DATA EXTRACT:
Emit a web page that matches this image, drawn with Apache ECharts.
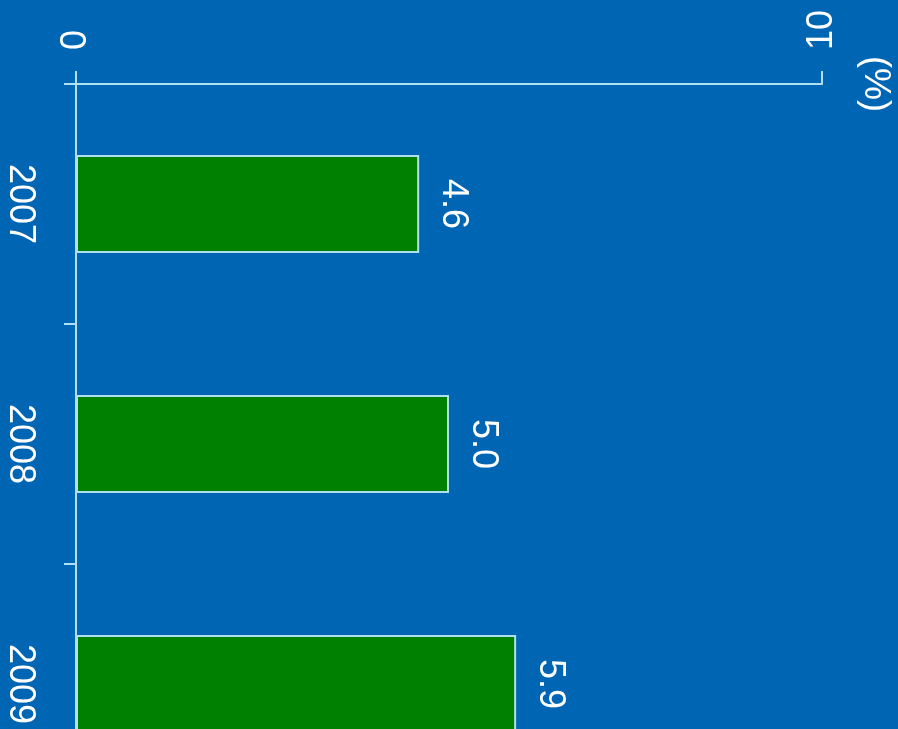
<!DOCTYPE html>
<html>
<head>
<meta charset="utf-8">
<script src="https://cdn.jsdelivr.net/npm/echarts@6/dist/echarts.min.js"></script>
<style>
  html, body { margin: 0; padding: 0; background: #0066b3; overflow: hidden; }
  #chart { width: 898px; height: 810px; }
</style>
</head>
<body>
<div id="chart"></div>
<script>
// Annual rate by year, in percent
const years = ['2007', '2008', '2009'];
const rates = [4.6, 5.0, 5.9];
const unitLabel = '(%)';

const lineColor = '#aee0f0';
const textColor = '#ffffff';
const fontFamily = '"Liberation Sans", Arial, sans-serif';

const chart = echarts.init(document.getElementById('chart'));
chart.setOption({
  backgroundColor: '#0066b3',
  animation: false,
  grid: { left: 76, top: 84, width: 746, height: 720, containLabel: false },
  xAxis: {
    type: 'value',
    position: 'top',
    min: 0,
    max: 10,
    interval: 10,
    axisLine: { show: true, lineStyle: { color: lineColor, width: 2 } },
    axisTick: { show: true, length: 13, lineStyle: { color: lineColor, width: 2 } },
    splitLine: { show: false },
    axisLabel: {
      rotate: -90,
      margin: 34,
      color: textColor,
      fontSize: 36,
      fontFamily: fontFamily
    }
  },
  yAxis: {
    type: 'category',
    data: years,
    inverse: true,
    axisLine: { show: true, lineStyle: { color: lineColor, width: 2 } },
    axisTick: { show: true, length: 12, alignWithLabel: false, lineStyle: { color: lineColor, width: 2 } },
    axisLabel: {
      rotate: -90,
      margin: 38,
      color: textColor,
      fontSize: 36,
      fontFamily: fontFamily
    }
  },
  series: [{
    type: 'bar',
    data: rates,
    barWidth: 98,
    itemStyle: { color: '#008000', borderColor: lineColor, borderWidth: 2 },
    label: {
      show: true,
      position: 'right',
      distance: 16,
      rotate: -90,
      align: 'center',
      verticalAlign: 'bottom',
      color: textColor,
      fontSize: 36,
      fontFamily: fontFamily,
      formatter: p => p.value.toFixed(1)
    }
  }],
  graphic: [{
    type: 'text',
    x: 875,
    y: 84,
    rotation: -Math.PI / 2,
    style: {
      text: unitLabel,
      fill: textColor,
      font: '36px ' + fontFamily,
      textAlign: 'center',
      textVerticalAlign: 'middle'
    }
  }]
});
</script>
</body>
</html>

DIRECTIVE:
Reproduce the listing word for word and omit its pictures.

REPLY TO THE TASK:
Emit a web page that matches this image, drawn with Apache ECharts.
<!DOCTYPE html>
<html>
<head>
<meta charset="utf-8">
<script src="https://cdn.jsdelivr.net/npm/echarts@6/dist/echarts.min.js"></script>
<style>
  html, body { margin: 0; padding: 0; background: #0066b3; overflow: hidden; }
  #chart { width: 898px; height: 810px; }
</style>
</head>
<body>
<div id="chart"></div>
<script>
// Annual rate by year, in percent
const years = ['2007', '2008', '2009'];
const rates = [4.6, 5.0, 5.9];
const unitLabel = '(%)';

const lineColor = '#aee0f0';
const textColor = '#ffffff';
const fontFamily = '"Liberation Sans", Arial, sans-serif';

const chart = echarts.init(document.getElementById('chart'));
chart.setOption({
  backgroundColor: '#0066b3',
  animation: false,
  grid: { left: 76, top: 84, width: 746, height: 720, containLabel: false },
  xAxis: {
    type: 'value',
    position: 'top',
    min: 0,
    max: 10,
    interval: 10,
    axisLine: { show: true, lineStyle: { color: lineColor, width: 2 } },
    axisTick: { show: true, length: 13, lineStyle: { color: lineColor, width: 2 } },
    splitLine: { show: false },
    axisLabel: {
      rotate: -90,
      margin: 34,
      color: textColor,
      fontSize: 36,
      fontFamily: fontFamily
    }
  },
  yAxis: {
    type: 'category',
    data: years,
    inverse: true,
    axisLine: { show: true, lineStyle: { color: lineColor, width: 2 } },
    axisTick: { show: true, length: 12, alignWithLabel: false, lineStyle: { color: lineColor, width: 2 } },
    axisLabel: {
      rotate: -90,
      margin: 38,
      color: textColor,
      fontSize: 36,
      fontFamily: fontFamily
    }
  },
  series: [{
    type: 'bar',
    data: rates,
    barWidth: 98,
    itemStyle: { color: '#008000', borderColor: lineColor, borderWidth: 2 },
    label: {
      show: true,
      position: 'right',
      distance: 16,
      rotate: -90,
      align: 'center',
      verticalAlign: 'bottom',
      color: textColor,
      fontSize: 36,
      fontFamily: fontFamily,
      formatter: p => p.value.toFixed(1)
    }
  }],
  graphic: [{
    type: 'text',
    x: 875,
    y: 84,
    rotation: -Math.PI / 2,
    style: {
      text: unitLabel,
      fill: textColor,
      font: '36px ' + fontFamily,
      textAlign: 'center',
      textVerticalAlign: 'middle'
    }
  }]
});
</script>
</body>
</html>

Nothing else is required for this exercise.